Policing Wage Theft in the Day Labor Market
UC Irvine Law Review, Vol. 4, No. 2, 2014
25 Pages Posted: 27 Nov 2014 Last revised: 16 Dec 2014
Date Written: November 25, 2014
In recent years, workers’ rights advocates have turned to a novel tactic in the fight against employer exploitation: pushing for the criminalization of wage theft. In a growing number of jurisdictions, advocates have persuaded lawmakers to pass laws imposing criminal sanctions — hefty fines and the possibility of imprisonment — onto employers for engaging in these bad acts. In this Essay, I focus on the challenges of enforcing wage theft laws within those industries dependent on unauthorized immigrant labor. I argue that federal immigration enforcement programs — ranging from funding inducements to information-sharing schemes to collateral penalties — dampen the promise of turning to the police as allies in the effort to eradicate wage theft. Specifically, local law enforcement agencies (LEAs) that consider protecting unauthorized immigrants (through the enforcement of wage theft laws) must do so amid competing pressures to identify and detain unauthorized immigrants (through the enforcement of federal immigration laws).
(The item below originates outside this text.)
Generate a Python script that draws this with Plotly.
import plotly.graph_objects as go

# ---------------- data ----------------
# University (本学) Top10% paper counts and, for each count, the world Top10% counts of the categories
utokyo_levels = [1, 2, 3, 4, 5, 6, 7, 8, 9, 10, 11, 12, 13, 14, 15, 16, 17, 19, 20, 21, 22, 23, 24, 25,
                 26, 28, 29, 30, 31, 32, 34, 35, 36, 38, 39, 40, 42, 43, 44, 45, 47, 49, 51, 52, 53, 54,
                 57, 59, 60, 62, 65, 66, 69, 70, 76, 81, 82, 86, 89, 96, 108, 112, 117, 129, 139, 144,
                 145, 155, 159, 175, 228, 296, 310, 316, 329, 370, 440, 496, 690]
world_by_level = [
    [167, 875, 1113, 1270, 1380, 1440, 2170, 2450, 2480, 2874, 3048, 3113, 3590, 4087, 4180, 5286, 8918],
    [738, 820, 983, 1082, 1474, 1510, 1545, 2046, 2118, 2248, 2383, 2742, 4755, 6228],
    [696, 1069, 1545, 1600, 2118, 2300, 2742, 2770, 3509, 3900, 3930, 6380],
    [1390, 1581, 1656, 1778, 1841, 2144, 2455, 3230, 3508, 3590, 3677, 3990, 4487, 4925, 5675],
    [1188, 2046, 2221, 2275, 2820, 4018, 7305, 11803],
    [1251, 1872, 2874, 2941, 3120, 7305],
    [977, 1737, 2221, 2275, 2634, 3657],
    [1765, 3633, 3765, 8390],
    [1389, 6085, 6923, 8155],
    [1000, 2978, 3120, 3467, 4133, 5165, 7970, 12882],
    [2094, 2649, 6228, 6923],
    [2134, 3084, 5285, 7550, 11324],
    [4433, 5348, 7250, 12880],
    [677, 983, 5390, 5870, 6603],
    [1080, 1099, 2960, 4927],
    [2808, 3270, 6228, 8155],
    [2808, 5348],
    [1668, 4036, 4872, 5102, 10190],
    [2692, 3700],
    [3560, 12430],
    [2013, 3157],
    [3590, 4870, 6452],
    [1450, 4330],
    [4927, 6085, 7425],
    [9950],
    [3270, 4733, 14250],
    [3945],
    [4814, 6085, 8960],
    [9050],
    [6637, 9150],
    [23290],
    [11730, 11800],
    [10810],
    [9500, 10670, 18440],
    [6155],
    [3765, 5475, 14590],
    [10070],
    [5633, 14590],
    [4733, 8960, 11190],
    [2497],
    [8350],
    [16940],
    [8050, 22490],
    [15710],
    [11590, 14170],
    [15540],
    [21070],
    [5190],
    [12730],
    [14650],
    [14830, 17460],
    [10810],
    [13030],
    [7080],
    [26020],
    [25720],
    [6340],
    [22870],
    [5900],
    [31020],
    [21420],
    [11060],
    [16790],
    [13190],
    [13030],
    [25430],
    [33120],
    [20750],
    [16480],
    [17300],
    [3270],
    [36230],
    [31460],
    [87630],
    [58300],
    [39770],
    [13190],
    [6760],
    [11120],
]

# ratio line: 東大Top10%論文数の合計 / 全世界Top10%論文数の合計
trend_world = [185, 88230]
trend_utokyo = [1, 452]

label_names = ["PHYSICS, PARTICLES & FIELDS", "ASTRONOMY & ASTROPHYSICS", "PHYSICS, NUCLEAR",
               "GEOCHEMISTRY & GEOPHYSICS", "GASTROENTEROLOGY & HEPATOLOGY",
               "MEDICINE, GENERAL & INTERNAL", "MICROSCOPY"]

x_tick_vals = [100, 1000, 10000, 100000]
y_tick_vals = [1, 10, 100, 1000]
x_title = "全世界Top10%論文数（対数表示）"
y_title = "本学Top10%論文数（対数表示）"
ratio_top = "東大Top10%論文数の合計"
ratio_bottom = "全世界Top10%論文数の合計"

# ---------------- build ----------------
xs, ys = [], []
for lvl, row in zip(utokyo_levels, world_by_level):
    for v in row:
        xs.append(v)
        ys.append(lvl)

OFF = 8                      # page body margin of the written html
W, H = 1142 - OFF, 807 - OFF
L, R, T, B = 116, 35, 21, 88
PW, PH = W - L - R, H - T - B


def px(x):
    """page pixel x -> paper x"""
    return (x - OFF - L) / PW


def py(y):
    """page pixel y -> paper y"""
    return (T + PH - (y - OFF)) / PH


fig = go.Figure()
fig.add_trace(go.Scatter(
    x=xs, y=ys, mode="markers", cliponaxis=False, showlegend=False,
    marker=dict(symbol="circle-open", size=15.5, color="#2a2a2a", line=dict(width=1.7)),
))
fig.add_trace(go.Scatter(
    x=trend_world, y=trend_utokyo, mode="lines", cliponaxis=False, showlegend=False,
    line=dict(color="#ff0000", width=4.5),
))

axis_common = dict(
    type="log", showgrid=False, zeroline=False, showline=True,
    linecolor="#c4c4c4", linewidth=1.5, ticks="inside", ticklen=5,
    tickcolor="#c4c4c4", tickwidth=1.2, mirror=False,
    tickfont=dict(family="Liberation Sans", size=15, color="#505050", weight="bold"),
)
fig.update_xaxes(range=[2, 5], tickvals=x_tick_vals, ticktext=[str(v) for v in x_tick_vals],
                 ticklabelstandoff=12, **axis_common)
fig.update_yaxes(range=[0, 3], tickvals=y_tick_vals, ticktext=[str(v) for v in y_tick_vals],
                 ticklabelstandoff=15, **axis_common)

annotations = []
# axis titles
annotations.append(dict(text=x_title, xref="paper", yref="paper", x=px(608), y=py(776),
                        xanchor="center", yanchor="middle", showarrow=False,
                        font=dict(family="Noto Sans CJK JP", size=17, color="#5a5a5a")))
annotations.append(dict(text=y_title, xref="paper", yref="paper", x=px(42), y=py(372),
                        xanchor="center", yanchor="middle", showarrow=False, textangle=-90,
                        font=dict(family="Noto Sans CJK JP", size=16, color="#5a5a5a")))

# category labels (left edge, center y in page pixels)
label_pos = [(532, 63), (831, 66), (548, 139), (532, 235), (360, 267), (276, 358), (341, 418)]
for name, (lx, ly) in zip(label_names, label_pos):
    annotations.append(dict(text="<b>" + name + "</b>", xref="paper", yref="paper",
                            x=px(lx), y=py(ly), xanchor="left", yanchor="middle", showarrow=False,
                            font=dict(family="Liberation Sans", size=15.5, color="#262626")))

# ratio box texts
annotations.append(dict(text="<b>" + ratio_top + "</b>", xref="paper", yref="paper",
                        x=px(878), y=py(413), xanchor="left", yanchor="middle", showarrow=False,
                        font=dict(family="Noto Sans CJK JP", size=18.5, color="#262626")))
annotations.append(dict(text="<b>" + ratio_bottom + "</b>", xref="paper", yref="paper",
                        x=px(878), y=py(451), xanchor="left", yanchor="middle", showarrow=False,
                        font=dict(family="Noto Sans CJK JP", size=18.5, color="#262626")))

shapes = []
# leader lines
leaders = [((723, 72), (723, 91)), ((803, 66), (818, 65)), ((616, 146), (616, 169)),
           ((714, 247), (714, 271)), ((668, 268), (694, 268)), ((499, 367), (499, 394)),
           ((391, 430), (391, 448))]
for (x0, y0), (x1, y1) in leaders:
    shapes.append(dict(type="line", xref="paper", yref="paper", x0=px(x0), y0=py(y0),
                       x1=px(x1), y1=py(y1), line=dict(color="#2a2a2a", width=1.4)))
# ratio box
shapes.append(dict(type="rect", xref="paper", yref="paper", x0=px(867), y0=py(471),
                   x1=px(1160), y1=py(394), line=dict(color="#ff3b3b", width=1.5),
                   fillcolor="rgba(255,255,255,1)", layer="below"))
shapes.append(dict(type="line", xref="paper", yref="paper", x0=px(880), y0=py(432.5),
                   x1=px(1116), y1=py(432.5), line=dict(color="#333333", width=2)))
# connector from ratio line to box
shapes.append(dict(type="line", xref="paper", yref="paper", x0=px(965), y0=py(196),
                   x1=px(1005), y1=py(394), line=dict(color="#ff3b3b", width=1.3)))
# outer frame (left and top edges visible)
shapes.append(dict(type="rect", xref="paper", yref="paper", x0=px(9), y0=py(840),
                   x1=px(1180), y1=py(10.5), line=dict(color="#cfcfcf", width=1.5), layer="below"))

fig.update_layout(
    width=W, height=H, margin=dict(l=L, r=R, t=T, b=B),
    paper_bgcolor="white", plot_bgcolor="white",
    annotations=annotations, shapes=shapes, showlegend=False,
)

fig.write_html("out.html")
The structure and design of these federal immigration enforcement programs make it difficult for LEAs to fully withdraw from the larger enterprise of identifying and removing immigrants, which is necessary to effectively enforce wage theft laws in immigrant-dominated communities. My point here is not to dissuade labor rights advocates from ever turning to the criminal justice system for help in the fight against workplace exploitation. But assessing whether the police can solve the problem of wage theft in the day labor market requires further study. Thus, I conclude the Essay with a research agenda of sorts in which I lay out further research trajectories to help answer the question of when policing wage theft can be both effective and desirable.